All In Good Time

NEWS / ARTICLES 11th January 2019

Want Your Employees To Bring Themselves To Work? Start By Bringing In Music

It’s a balmy Friday evening in Sydney, Australia and global superstar Adele takes to the stage at ANZ Stadium. She’s won nine BRIT awards, earned fifteen Grammys and is about to entertain 80,000 people in a world-class arena. In spite of these formidable achievements, Adele doesn’t wear the haughty pout or dark tinted shades of an A-list celeb. Instead, she lets out a cackling laugh as she warns her audience to watch out for an accidental burp during the key change in Don’t You Remember before almost stacking it down the stage stairs. Clumsy, slightly uncouth and unapologetically honest, it can’t be denied that Adele brings her full self to work every day. Her fans’ adoration of her authenticity is reflected in her twenty-eight million followers on Twitter and a stellar career still going strong.

Adele performing to hundreds of thousands at one of the world's largest arenas

Business author Mike Robbins defines bringing ourselves to work as turning up to the office as “who we are…fully and authentically”. By allowing ourselves to be “vulnerable, imperfect human beings”, he argues we can shed our “work persona”, unlock our creativity and build stronger relationships with others. International research into the positive effects of employee authenticity is yielding promising results; from Canada to Holland, being ourselves at work is resulting in higher job satisfaction, lower job stress, increased engagement and improved performance.

However, we can’t expect our employees to just leap into the office one morning and break out into a rousing chorus of This Is Me. One study revealed that a shocking 61% of employees “cover up” who they are at work. Our companies need to encourage and nurture authenticity from day one, and we need the right tools to do it. Excitingly, scientific evidence and psychological studies are revealing that a verse or two from The Greatest Showman may in fact be the very thing we need. Here’s how music can help us be more ourselves at work.

Music Shows Us It’s OK To Make Mistakes

At Glastonbury 2016, Coldplay’s frontman Chris Martin halted a performance of their song Everglow having realised that the band were playing in completely different musical keys. After a casual conversation with his bandmates in front of a 150,000-strong audience, Chris decided to perform the number solo. The band’s technical blunder was forgotten as the genuine spontaneity of Chris’ performance connected with billions of people. Filling newspaper headlines the next day, the mistake became the highlight of the show.

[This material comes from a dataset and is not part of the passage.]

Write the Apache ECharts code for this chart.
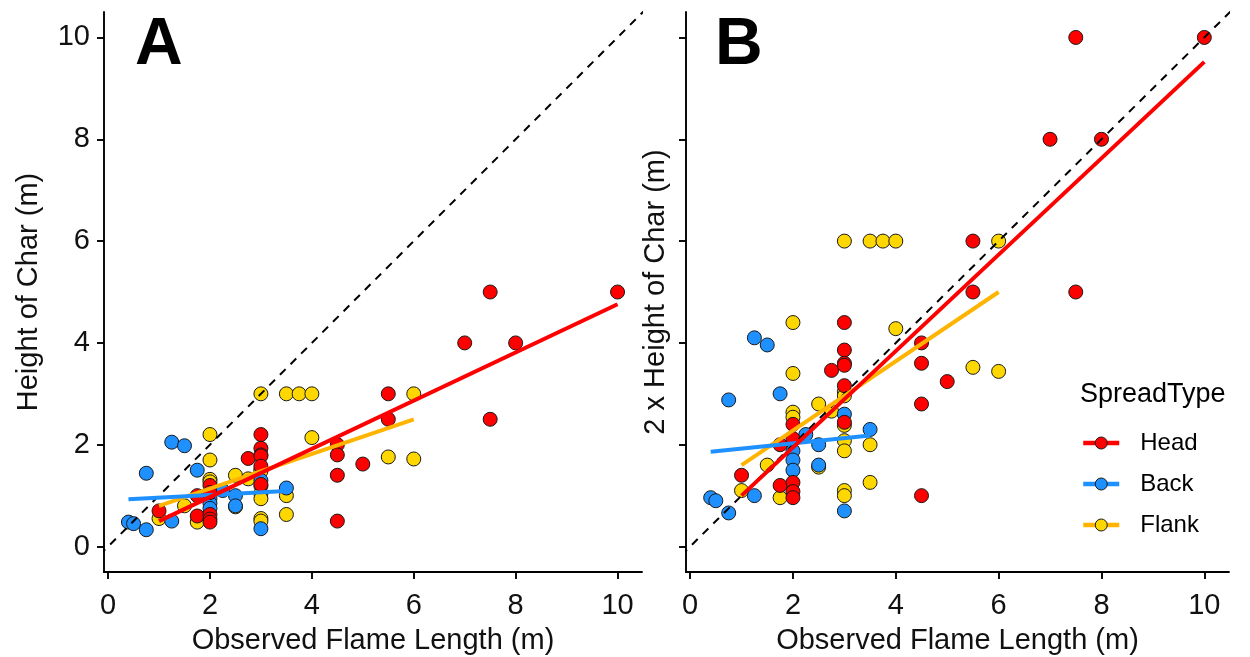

Coldplay performing at Glastonbury Festival in 2016

According to authentic leadership expert Henna Inam, many of us “hold back a big part of what makes us human and vulnerable in order to be seen as professional, competent and successful”. Worryingly, this attitude weakens our performance. Psychological studies have revealed that participants pressured to prove they are good at a problem-solving task perform far more poorly than participants who are allowed to use the task as a learning exercise.

Musicians are experts at making mistakes. During rehearsals and even performances, mistakes are not only inevitable but fundamental to improvement. In the words of legendary jazz musician Thelonious Monk “there are no wrong notes; some are just more right than others”. What’s more, research has demonstrated the benefits of musicians’ openness to mistakes. According to the University of St Andrews, both amateur and professional musicians are significantly better at identifying mistakes and correcting them than non-musicians. From the pyramid stage to a lunch hour jam, music encourages us to ditch the persona of perfection. In doing so, we learn more, stay motivated and perform better.

Music Allows Us To Express Ourselves

How many of us secretly wear our Rolling Stones t-shirts under our crisp shirts and monochrome ties? Is it just you who purses your lips tightly to refrain from belting the chorus of Don’t You Want Me as it blares out of the radio? Music is a huge part of who we are, yet singing our favourite song with full gusto is rarely deemed acceptable (unless we’ve consumed several glasses of mulled wine at the Christmas do).

However, there’s plenty of evidence to show that music-making at the office should be more than an annual occurrence if we want to encourage employees to be themselves. Self-report studies have shown that playing a musical instrument contributes to high self-esteem, self-confidence and a strong sense of identity in orchestral musicians and students. Singing or playing music even triggers the release of a neurotransmitter called dopamine which, apart from giving us a burst of pleasure, increases feelings of confidence. In the words of multi-platinum artist Josh Groban, “music can help you open up a part of yourself”. We might not be swinging a hula hoop round our hips Grace Jones style, but playing music can help us to reveal more of the colour in our personalities.

Music Can Help Us To Make More Genuine Connections With Others

When we find out that Janice from accounting was also at Queen’s legendary Live Aid performance in ’85, or that Ian from HR likes The Stone Roses as much as we do, we feel closer to them. International research has shown that we rate others more highly when we discover they have similar music tastes to us. When we want to get to know our colleagues better but don’t know where to start, music provides a positive way to transcend professional barriers and make more personal connections. Forget cracking open an after-work bottle of Merlot- music, as Robert Fripp famously said, is the wine that fills the cup of silence.